Editor's Note

Oct. 10, 2013
The popular joke that (mature) family members play with each other after dining on Chinese food is to add "in between the sheets" to the end of the inscription inside the fortune cookie.

by Mark Hartley

The popular joke that (mature) family members play with each other after dining on Chinese food is to add "in between the sheets" to the end of the inscription inside the fortune cookie.

I'm guilty of the same thing today, and I didn't even get a cookie. Recently, we had a discussion about an anomaly on our website (DentistryIQ.com) earlier this year. A fact sheet on calculus had been posted on the website, and Google went ballistic. The bowl of porridge was not too hot or too cold; it was just right. Thousands of people clicked on this fact sheet about dental calculus, and it can be hoped that dental health slightly improved nationally for approximately 24 hours or so.

I could give you the web address here so you can join the thousands of other people who viewed it. But it was a fluke. You learned this information on the first day of dental hygiene school. The clicks were just one of those crazy moments in modern technology.

Naturally, though, most people would like to have a crazy moment that goes viral, as long as they're not the idiot caught in an unflattering moment by a smartphone camera. The discussion about the calculus moment led to the pause that occurs right before the why-can't-we-have-another-crazy-moment idea popped up.

I quipped that our headlines have often led to crazy Internet moments by using the titles of famous books, interjecting, "The Lord of the Calculus; The Calculus Code; The Catcher in the Calculus; Anne of Green Calculus; Charlotte's Calculus; and To Kill a Calculus" have been hit headlines on DentistryIQ in recent years.

After the meeting, Ted Anibal was my next stop. A former colleague, Ted is a devoted wordsmith who makes me laugh with his correspondence. I asked him which movie or book titles would benefit from the insertion of "calculus." His recommendations were:

  • The Good, the Bad and the Calculus
  • Everything You Always Wanted to Know About Calculus (But Were Afraid to Ask)
  • Divine Secrets of the Ya-Ya Calculus
  • Pirates of the Caribbean: The Curse of the Black Calculus

Kirsten Brancheau, RDH, who reviews most RDH manuscripts, chimed in with:

  • Gone With the Calculus
  • Citizen Calculus
  • Monty Python and the Holy Calculus

I salute Mr. Anibal and Mrs. Brancheau, and hope they get great fortune cookies to read in between the sheets (separate sheets, of course). Anne Guignon borrowed from Dickens last year to name a column "A Tale of Two Hygienists." Her salute to Dickens was to illustrate the different types of occupational injuries that hygienists suffer.

What kind of tale would a bard write about the village of dental hygiene?

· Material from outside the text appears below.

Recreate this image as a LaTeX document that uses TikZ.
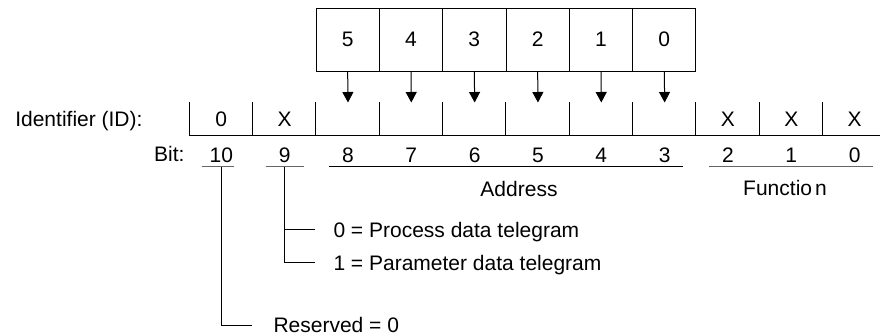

As time goes by, the number of different occupations within the community increases.

Do you ever wonder what type of hygienist someone is? It used to be that a hygienist would fit the mold of Dr. Alfred Fones' vision. The memory of Dr. Fones, of course, has been toasted repeatedly during celebrations of this 100th year of dental hygiene. Nowadays, though, someone who legally maintains licensure may not have treated a patient in months, if not years. I find myself briefly pausing. What type of hygienist is she/he? How did we get here?

Molds, of course, are made to be broken. The very first engineer or lawyer would probably be shocked to discover how many types of engineers or lawyers there are today.

As an example, I have had the privilege of meeting many talented "corporate hygienists." Most of them very capably assist their employers in promoting good oral health in conjunction with the marketing of products produced.

But there's the other kind too.

"Hi, I am Becky, RDH. We met at the state hygiene meeting several years ago. Let me show you some wonderful things about some products my company has introduced this year. You'll want to order these for your office."

Did Fones envision this type of conversation between hygienists? I'm not knocking hygienists who find a niche in retail sales. But isn't this one of several "career paths" that might leave Dr. Fones pondering, if he resurfaced for a ghostly visit, "I wonder what type of hygienist she is?" Would it be too confusing for him, or would he be elated?

Did the first 100 years turn out to be an anomaly?